Guidelines for Runners

The following head-to-toe guidelines can help assist all runners, beginners and veterans, in experiencing a greater running efficiency and a reduced risk for injury.

Head Position: Always look forward. Eyes should be focused on the course about 10-20 feet ahead. Face muscles should be relaxed and the teeth should never be clinched. A tight jaw can lead to tight neck and shoulders which can hinder proper arm action.

Arm Action: Arms should be relaxed and held at about a 90-degree angle at the elbow joint. All arm movement should come from the shoulders, not the elbows. From the shoulder, the arms should swing straight back and forth, not across the body, which leads to a rotation of the torso and loss of momentum and efficiency. A proper arm swing arc can be gauged by allowing the arm to swing forward until the hand is about at shoulder height, and swing backwards until the hand is just behind the hip.
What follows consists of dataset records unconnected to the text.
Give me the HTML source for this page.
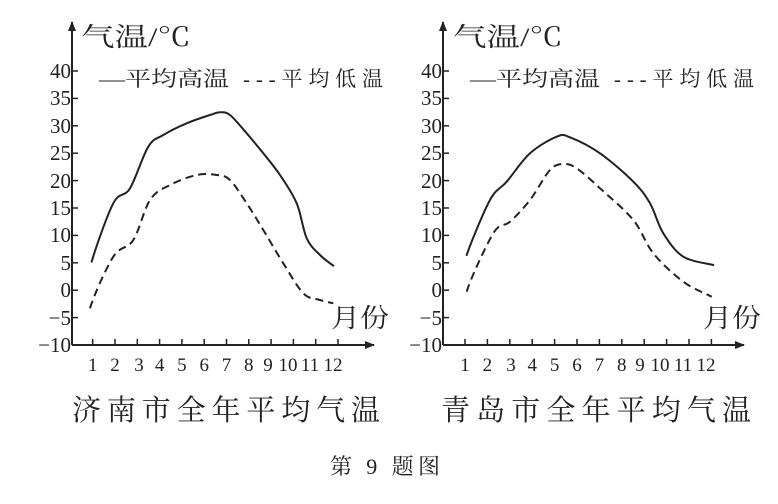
<!DOCTYPE html>
<html><head><meta charset="utf-8"><style>
html,body{margin:0;padding:0;background:#fff;}
svg{display:block;}
text{font-family:"Liberation Serif","Noto Serif CJK SC",serif;fill:#222;}
</style></head><body>
<svg width="778" height="504" viewBox="0 0 778 504" xmlns="http://www.w3.org/2000/svg">
<defs>
<marker id="ar" markerWidth="10" markerHeight="8" refX="9" refY="4" orient="auto" markerUnits="userSpaceOnUse">
<path d="M0,0 L10,4 L0,8 Z" fill="#222"/></marker>
</defs>
<g stroke="#222" stroke-width="2" fill="none">
<line x1="72" y1="345" x2="72" y2="22" marker-end="url(#ar)"/>
<line x1="72" y1="345" x2="374" y2="345" marker-end="url(#ar)"/>
<line x1="443" y1="345" x2="443" y2="22" marker-end="url(#ar)"/>
<line x1="443" y1="345" x2="744" y2="345" marker-end="url(#ar)"/>
</g>
<g stroke="#222" stroke-width="1.5">
<line x1="72" y1="71" x2="78" y2="71"/><line x1="72" y1="98.4" x2="78" y2="98.4"/><line x1="72" y1="125.8" x2="78" y2="125.8"/><line x1="72" y1="153.2" x2="78" y2="153.2"/><line x1="72" y1="180.6" x2="78" y2="180.6"/><line x1="72" y1="208" x2="78" y2="208"/><line x1="72" y1="235.4" x2="78" y2="235.4"/><line x1="72" y1="262.8" x2="78" y2="262.8"/><line x1="72" y1="290.2" x2="78" y2="290.2"/><line x1="72" y1="317.6" x2="78" y2="317.6"/>
<line x1="443" y1="71" x2="449" y2="71"/><line x1="443" y1="98.4" x2="449" y2="98.4"/><line x1="443" y1="125.8" x2="449" y2="125.8"/><line x1="443" y1="153.2" x2="449" y2="153.2"/><line x1="443" y1="180.6" x2="449" y2="180.6"/><line x1="443" y1="208" x2="449" y2="208"/><line x1="443" y1="235.4" x2="449" y2="235.4"/><line x1="443" y1="262.8" x2="449" y2="262.8"/><line x1="443" y1="290.2" x2="449" y2="290.2"/><line x1="443" y1="317.6" x2="449" y2="317.6"/>
<line x1="92.7" y1="345" x2="92.7" y2="339"/><line x1="115" y1="345" x2="115" y2="339"/><line x1="137.3" y1="345" x2="137.3" y2="339"/><line x1="159.6" y1="345" x2="159.6" y2="339"/><line x1="181.9" y1="345" x2="181.9" y2="339"/><line x1="204.2" y1="345" x2="204.2" y2="339"/><line x1="226.5" y1="345" x2="226.5" y2="339"/><line x1="248.8" y1="345" x2="248.8" y2="339"/><line x1="271.1" y1="345" x2="271.1" y2="339"/><line x1="293.4" y1="345" x2="293.4" y2="339"/><line x1="315.7" y1="345" x2="315.7" y2="339"/><line x1="338" y1="345" x2="338" y2="339"/>
<line x1="465" y1="345" x2="465" y2="339"/><line x1="487.4" y1="345" x2="487.4" y2="339"/><line x1="509.8" y1="345" x2="509.8" y2="339"/><line x1="532.2" y1="345" x2="532.2" y2="339"/><line x1="554.6" y1="345" x2="554.6" y2="339"/><line x1="577" y1="345" x2="577" y2="339"/><line x1="599.4" y1="345" x2="599.4" y2="339"/><line x1="621.8" y1="345" x2="621.8" y2="339"/><line x1="644.2" y1="345" x2="644.2" y2="339"/><line x1="666.6" y1="345" x2="666.6" y2="339"/><line x1="689" y1="345" x2="689" y2="339"/><line x1="711.4" y1="345" x2="711.4" y2="339"/>
</g>
<g fill="none" stroke="#222" stroke-width="2" stroke-linejoin="round" stroke-linecap="round">
<path d="M91.7,261.7 C95,250 106.9,215.5 113.3,203.3 S124.2,197.7 130,188.3 S142.7,155.6 148.3,146.7 S156.9,138.9 163.3,135 S178.9,126.6 186.7,123.3 S204.4,116.8 210,115 S216.7,112.3 220,112.3 S225.5,111.5 230,115 S241.1,126.9 246.7,133.3 S257.7,146.3 263.3,153.3 S274.4,166.7 280,175 S292.2,192.7 296.7,203.3 S302.8,229.7 306.7,238.3 S315.6,250.4 320,255 S331.1,263.9 333.3,265.7"/>
<path d="M466.7,255 C470,245 483.3,212.2 490,200 S500,189.5 506.7,181.7 S521.7,160.8 530,153.3 S550,139.4 556.7,136.7 S562.8,134.5 570,137.3 S589.4,145.9 600,153.3 S625,173.4 633.3,181.7 S645,194.7 650,203.3 S657.7,224.4 663.3,233.3 S675,251.4 683.3,256.7 S708.3,263.6 713.3,265"/>
</g>
<g fill="none" stroke="#222" stroke-width="2" stroke-dasharray="8,5" stroke-linejoin="round">
<path d="M90,308.3 C94,295 106.1,268.1 113.3,256.7 S127.2,249.5 133.3,240 S143.9,209.2 150,200 S162.2,189.2 170,185 S188.9,176.7 196.7,175 S211.1,174.2 216.7,175 S225,175.3 230,180 S241.1,195 246.7,203.3 S257.2,220 263.3,230 S276.6,252.7 283.3,263.3 S297.2,287.2 303.3,293.3 S315,298.3 320,300 S331.1,302.7 333.3,303.3"/>
<path d="M466.7,291.7 C470,280 486.1,245 493.3,233.3 S503.9,227.3 510,221.7 S523.3,208.6 530,200 S544.4,176 550,170 S558.8,164.3 563.3,164 S570.6,164.3 576.7,168.3 S590.6,179.7 600,188.3 S624.4,209.2 633.3,220 S645,243 653.3,253.3 S673.6,274.5 683.3,281.7 S707,294.2 711.7,296.7"/>
</g>
<g font-size="21" text-anchor="end">
<text x="71" y="78">40</text><text x="71" y="105">35</text><text x="71" y="133">30</text><text x="71" y="160">25</text><text x="71" y="188">20</text><text x="71" y="215">15</text><text x="71" y="242">10</text><text x="71" y="270">5</text><text x="71" y="297">0</text><text x="71" y="325">−5</text><text x="71" y="352">−10</text>
<text x="442" y="78">40</text><text x="442" y="105">35</text><text x="442" y="133">30</text><text x="442" y="160">25</text><text x="442" y="188">20</text><text x="442" y="215">15</text><text x="442" y="242">10</text><text x="442" y="270">5</text><text x="442" y="297">0</text><text x="442" y="325">−5</text><text x="442" y="352">−10</text>
</g>
<g font-size="19" text-anchor="middle">
<text x="92.7" y="371">1</text><text x="115" y="371">2</text><text x="139" y="371">3</text><text x="159.6" y="371">4</text><text x="181.9" y="371">5</text><text x="204.2" y="371">6</text><text x="226.5" y="371">7</text><text x="248.8" y="371">8</text><text x="268" y="371">9</text><text x="288" y="371">10</text><text x="310" y="371">11</text><text x="333" y="371">12</text>
<text x="465" y="371">1</text><text x="487.4" y="371">2</text><text x="511" y="371">3</text><text x="532.2" y="371">4</text><text x="554.6" y="371">5</text><text x="577" y="371">6</text><text x="599.4" y="371">7</text><text x="621.8" y="371">8</text><text x="640" y="371">9</text><text x="660" y="371">10</text><text x="683" y="371">11</text><text x="706" y="371">12</text>
</g>
<g font-size="26">
<text x="81" y="46" textLength="110" lengthAdjust="spacingAndGlyphs">气温/℃</text>
<text x="453" y="46" textLength="110" lengthAdjust="spacingAndGlyphs">气温/℃</text>
<text x="331" y="327" textLength="58" lengthAdjust="spacingAndGlyphs">月份</text>
<text x="703" y="327" textLength="58" lengthAdjust="spacingAndGlyphs">月份</text>
</g>
<g font-size="21">
<text x="99" y="86" textLength="130" lengthAdjust="spacingAndGlyphs">—平均高温</text>
<text x="243" y="86" textLength="140" lengthAdjust="spacing">---平均低温</text>
<text x="470" y="86" textLength="130" lengthAdjust="spacingAndGlyphs">—平均高温</text>
<text x="614" y="86" textLength="140" lengthAdjust="spacing">---平均低温</text>
</g>
<g font-size="29">
<text x="72" y="420" textLength="308" lengthAdjust="spacing">济南市全年平均气温</text>
<text x="441" y="420" textLength="310" lengthAdjust="spacing">青岛市全年平均气温</text>
</g>
<text x="330" y="474" font-size="22" textLength="110" lengthAdjust="spacing">第 9 题图</text>
</svg>
</body></html>
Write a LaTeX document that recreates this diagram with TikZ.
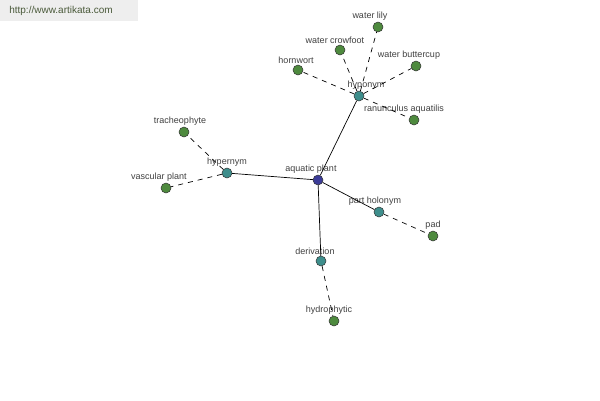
\documentclass[tikz,border=0pt]{standalone}
\usepackage{fontspec}
\setmainfont{Liberation Sans}
\usepackage{tikz}
\usetikzlibrary{arrows.meta,positioning}
\definecolor{leafgreen}{HTML}{4E8A3E}
\definecolor{reltea}{HTML}{3E8E8C}
\definecolor{rootblue}{HTML}{3C3C98}
\definecolor{webtext}{HTML}{4A5A3A}
\definecolor{bannergray}{HTML}{EEEEEE}

\begin{document}
\begin{tikzpicture}[
  x=1pt,y=-1pt,
  font=\fontsize{9}{10}\selectfont,
  dot/.style={circle,draw=black!80,line width=0.5pt,minimum size=10pt,inner sep=0pt},
  root/.style={dot,fill=rootblue},
  rel/.style={dot,fill=reltea},
  leaf/.style={dot,fill=leafgreen},
  lbl/.style={text=black!75,inner sep=0pt},
  link/.style={line width=0.7pt},
  sublink/.style={line width=0.7pt,dash pattern=on 5pt off 5pt}
]
\useasboundingbox (0,0) rectangle (600,400);
\fill[white] (0,0) rectangle (600,400);
\fill[bannergray] (0,0) rectangle (138,21);
\node[text=webtext,font=\fontsize{10}{11}\selectfont] (web) at (61,11) {http://www.artikata.com};

% root and relation nodes
\node[root,label={[lbl,label distance=1pt,xshift=-7pt]above:aquatic plant}] (AP) at (318,180) {};
\node[rel,label={[lbl,label distance=1pt,xshift=7pt]above:hyponym}] (Hypo) at (359,96) {};
\node[rel,label={[lbl,label distance=1pt]above:hypernym}] (Hyper) at (227,173) {};
\node[rel,label={[lbl,label distance=1pt,xshift=-4pt]above:part holonym}] (Part) at (379,212) {};
\node[rel,label={[lbl,label distance=1pt,xshift=-6pt]above:derivation}] (Deriv) at (321,261) {};

% leaves
\node[leaf,label={[lbl,label distance=1pt,xshift=-8pt]above:water lily}] (Lily) at (378,27) {};
\node[leaf,label={[lbl,label distance=1pt,xshift=-5pt]above:water crowfoot}] (Crow) at (340,50) {};
\node[leaf,label={[lbl,label distance=1pt,xshift=-2pt]above:hornwort}] (Horn) at (298,70) {};
\node[leaf,label={[lbl,label distance=1pt,xshift=-7pt]above:water buttercup}] (Butter) at (416,66) {};
\node[leaf,label={[lbl,label distance=1pt,xshift=-10pt]above:ranunculus aquatilis}] (Ranun) at (414,120) {};
\node[leaf,label={[lbl,label distance=1pt,xshift=-4pt]above:tracheophyte}] (Trach) at (184,132) {};
\node[leaf,label={[lbl,label distance=1pt,xshift=-7pt]above:vascular plant}] (Vasc) at (166,188) {};
\node[leaf,label={[lbl,label distance=1pt]above:pad}] (Pad) at (433,236) {};
\node[leaf,label={[lbl,label distance=1pt,xshift=-5pt]above:hydrophytic}] (Hydro) at (334,321) {};

\draw[link] (AP) -- (Hypo);
\draw[link] (AP) -- (Hyper);
\draw[link] (AP) -- (Part);
\draw[link] (AP) -- (Deriv);
\foreach \s in {Lily,Crow,Horn,Butter,Ranun}
  \draw[sublink] (Hypo) -- (\s);
\draw[sublink] (Hyper) -- (Trach);
\draw[sublink] (Hyper) -- (Vasc);
\draw[sublink] (Part) -- (Pad);
\draw[sublink] (Deriv) -- (Hydro);
\end{tikzpicture}
\end{document}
Hands: Hands should always be relaxed. Never run with a clenched fist. Hands should be cupped, with the thumb and forefinger gently in contact.

Body Angle: Always “run tall.” Hips should be “tucked” slightly forward, directly beneath the spine, and in line with the head and shoulders. Also, there should be a slight forward lean from the waist to allow gravity to keep pulling you in a forward motion.

Knee Action: The knee should follow a natural in-line arcing swing from the hip. The knee should never be forced above its natural lift. The lower leg should swing in a natural forward arc from the knee. Forcing the knees or lower leg beyond their natural swing can lead to overstriding.

Stride length: Don’t over- or understride. Stride length should be as close to natural as possible. Overreaching can lead to an increased risk of injury, as can a shortened stride.

Footplant: The foot should strike directly underneath the hips, with a minimal amount of inward or outward turn. It is generally recommended that the foot land on the lower portion of the ball of the foot. The heel is then dropped, and the final push is made from the ball of the foot. If there is a tendency to land on the heel of the foot, overstriding may be the cause.